# [TASK TO COMPLETE]
Please give the data below again in full, exactly as it stands.
━━ RECORDED INFORMATION
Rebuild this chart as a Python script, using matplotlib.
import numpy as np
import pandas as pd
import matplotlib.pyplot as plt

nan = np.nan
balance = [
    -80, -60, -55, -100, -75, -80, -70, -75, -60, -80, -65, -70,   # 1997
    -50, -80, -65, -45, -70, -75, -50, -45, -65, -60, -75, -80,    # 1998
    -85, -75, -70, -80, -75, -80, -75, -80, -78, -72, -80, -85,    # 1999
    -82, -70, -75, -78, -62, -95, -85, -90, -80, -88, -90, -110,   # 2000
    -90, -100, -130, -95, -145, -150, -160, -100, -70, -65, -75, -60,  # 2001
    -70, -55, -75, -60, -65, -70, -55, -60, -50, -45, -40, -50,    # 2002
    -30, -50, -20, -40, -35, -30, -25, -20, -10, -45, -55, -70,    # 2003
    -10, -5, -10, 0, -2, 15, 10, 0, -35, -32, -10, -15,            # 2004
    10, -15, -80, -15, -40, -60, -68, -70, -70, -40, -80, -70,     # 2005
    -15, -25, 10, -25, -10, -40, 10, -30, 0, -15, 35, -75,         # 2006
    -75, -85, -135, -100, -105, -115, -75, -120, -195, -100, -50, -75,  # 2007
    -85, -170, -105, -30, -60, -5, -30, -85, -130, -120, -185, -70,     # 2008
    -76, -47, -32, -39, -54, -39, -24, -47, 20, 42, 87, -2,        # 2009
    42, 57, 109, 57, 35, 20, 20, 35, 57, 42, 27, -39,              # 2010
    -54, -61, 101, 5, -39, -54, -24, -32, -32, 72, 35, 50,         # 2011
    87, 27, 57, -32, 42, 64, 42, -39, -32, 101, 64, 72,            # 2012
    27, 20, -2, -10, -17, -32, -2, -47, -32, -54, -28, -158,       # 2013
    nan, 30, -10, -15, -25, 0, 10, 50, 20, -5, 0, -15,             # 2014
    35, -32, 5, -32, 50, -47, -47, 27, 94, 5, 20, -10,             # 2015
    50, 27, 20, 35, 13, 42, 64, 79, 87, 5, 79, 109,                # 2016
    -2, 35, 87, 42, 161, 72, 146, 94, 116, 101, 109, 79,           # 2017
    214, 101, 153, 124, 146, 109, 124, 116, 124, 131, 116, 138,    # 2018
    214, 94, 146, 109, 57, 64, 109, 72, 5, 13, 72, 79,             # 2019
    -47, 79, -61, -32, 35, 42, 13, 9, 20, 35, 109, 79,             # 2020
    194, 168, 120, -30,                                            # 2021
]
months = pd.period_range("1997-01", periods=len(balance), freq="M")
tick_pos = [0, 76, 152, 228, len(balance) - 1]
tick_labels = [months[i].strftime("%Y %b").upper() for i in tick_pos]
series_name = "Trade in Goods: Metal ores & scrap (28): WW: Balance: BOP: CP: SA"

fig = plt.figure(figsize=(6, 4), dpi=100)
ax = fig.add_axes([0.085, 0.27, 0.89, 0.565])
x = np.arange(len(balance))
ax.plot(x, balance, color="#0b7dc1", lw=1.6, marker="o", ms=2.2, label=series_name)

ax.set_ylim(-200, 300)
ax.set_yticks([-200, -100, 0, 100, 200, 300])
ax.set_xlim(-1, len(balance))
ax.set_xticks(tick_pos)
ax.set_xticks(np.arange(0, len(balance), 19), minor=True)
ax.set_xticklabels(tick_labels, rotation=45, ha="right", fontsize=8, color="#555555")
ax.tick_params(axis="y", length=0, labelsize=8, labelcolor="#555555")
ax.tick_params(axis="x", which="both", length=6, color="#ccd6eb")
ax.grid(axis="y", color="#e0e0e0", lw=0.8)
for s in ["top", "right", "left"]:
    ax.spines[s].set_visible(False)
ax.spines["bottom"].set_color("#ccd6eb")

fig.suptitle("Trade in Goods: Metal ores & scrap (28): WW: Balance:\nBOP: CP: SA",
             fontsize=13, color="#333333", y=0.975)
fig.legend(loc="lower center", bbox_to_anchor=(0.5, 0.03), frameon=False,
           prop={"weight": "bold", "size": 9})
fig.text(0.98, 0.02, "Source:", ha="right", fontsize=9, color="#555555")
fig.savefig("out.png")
━━━━
# [EXERCISE OUTPUT]
Rebuild this chart as a Python script, using matplotlib.
import numpy as np
import pandas as pd
import matplotlib.pyplot as plt

nan = np.nan
balance = [
    -80, -60, -55, -100, -75, -80, -70, -75, -60, -80, -65, -70,   # 1997
    -50, -80, -65, -45, -70, -75, -50, -45, -65, -60, -75, -80,    # 1998
    -85, -75, -70, -80, -75, -80, -75, -80, -78, -72, -80, -85,    # 1999
    -82, -70, -75, -78, -62, -95, -85, -90, -80, -88, -90, -110,   # 2000
    -90, -100, -130, -95, -145, -150, -160, -100, -70, -65, -75, -60,  # 2001
    -70, -55, -75, -60, -65, -70, -55, -60, -50, -45, -40, -50,    # 2002
    -30, -50, -20, -40, -35, -30, -25, -20, -10, -45, -55, -70,    # 2003
    -10, -5, -10, 0, -2, 15, 10, 0, -35, -32, -10, -15,            # 2004
    10, -15, -80, -15, -40, -60, -68, -70, -70, -40, -80, -70,     # 2005
    -15, -25, 10, -25, -10, -40, 10, -30, 0, -15, 35, -75,         # 2006
    -75, -85, -135, -100, -105, -115, -75, -120, -195, -100, -50, -75,  # 2007
    -85, -170, -105, -30, -60, -5, -30, -85, -130, -120, -185, -70,     # 2008
    -76, -47, -32, -39, -54, -39, -24, -47, 20, 42, 87, -2,        # 2009
    42, 57, 109, 57, 35, 20, 20, 35, 57, 42, 27, -39,              # 2010
    -54, -61, 101, 5, -39, -54, -24, -32, -32, 72, 35, 50,         # 2011
    87, 27, 57, -32, 42, 64, 42, -39, -32, 101, 64, 72,            # 2012
    27, 20, -2, -10, -17, -32, -2, -47, -32, -54, -28, -158,       # 2013
    nan, 30, -10, -15, -25, 0, 10, 50, 20, -5, 0, -15,             # 2014
    35, -32, 5, -32, 50, -47, -47, 27, 94, 5, 20, -10,             # 2015
    50, 27, 20, 35, 13, 42, 64, 79, 87, 5, 79, 109,                # 2016
    -2, 35, 87, 42, 161, 72, 146, 94, 116, 101, 109, 79,           # 2017
    214, 101, 153, 124, 146, 109, 124, 116, 124, 131, 116, 138,    # 2018
    214, 94, 146, 109, 57, 64, 109, 72, 5, 13, 72, 79,             # 2019
    -47, 79, -61, -32, 35, 42, 13, 9, 20, 35, 109, 79,             # 2020
    194, 168, 120, -30,                                            # 2021
]
months = pd.period_range("1997-01", periods=len(balance), freq="M")
tick_pos = [0, 76, 152, 228, len(balance) - 1]
tick_labels = [months[i].strftime("%Y %b").upper() for i in tick_pos]
series_name = "Trade in Goods: Metal ores & scrap (28): WW: Balance: BOP: CP: SA"

fig = plt.figure(figsize=(6, 4), dpi=100)
ax = fig.add_axes([0.085, 0.27, 0.89, 0.565])
x = np.arange(len(balance))
ax.plot(x, balance, color="#0b7dc1", lw=1.6, marker="o", ms=2.2, label=series_name)

ax.set_ylim(-200, 300)
ax.set_yticks([-200, -100, 0, 100, 200, 300])
ax.set_xlim(-1, len(balance))
ax.set_xticks(tick_pos)
ax.set_xticks(np.arange(0, len(balance), 19), minor=True)
ax.set_xticklabels(tick_labels, rotation=45, ha="right", fontsize=8, color="#555555")
ax.tick_params(axis="y", length=0, labelsize=8, labelcolor="#555555")
ax.tick_params(axis="x", which="both", length=6, color="#ccd6eb")
ax.grid(axis="y", color="#e0e0e0", lw=0.8)
for s in ["top", "right", "left"]:
    ax.spines[s].set_visible(False)
ax.spines["bottom"].set_color("#ccd6eb")

fig.suptitle("Trade in Goods: Metal ores & scrap (28): WW: Balance:\nBOP: CP: SA",
             fontsize=13, color="#333333", y=0.975)
fig.legend(loc="lower center", bbox_to_anchor=(0.5, 0.03), frameon=False,
           prop={"weight": "bold", "size": 9})
fig.text(0.98, 0.02, "Source:", ha="right", fontsize=9, color="#555555")
fig.savefig("out.png")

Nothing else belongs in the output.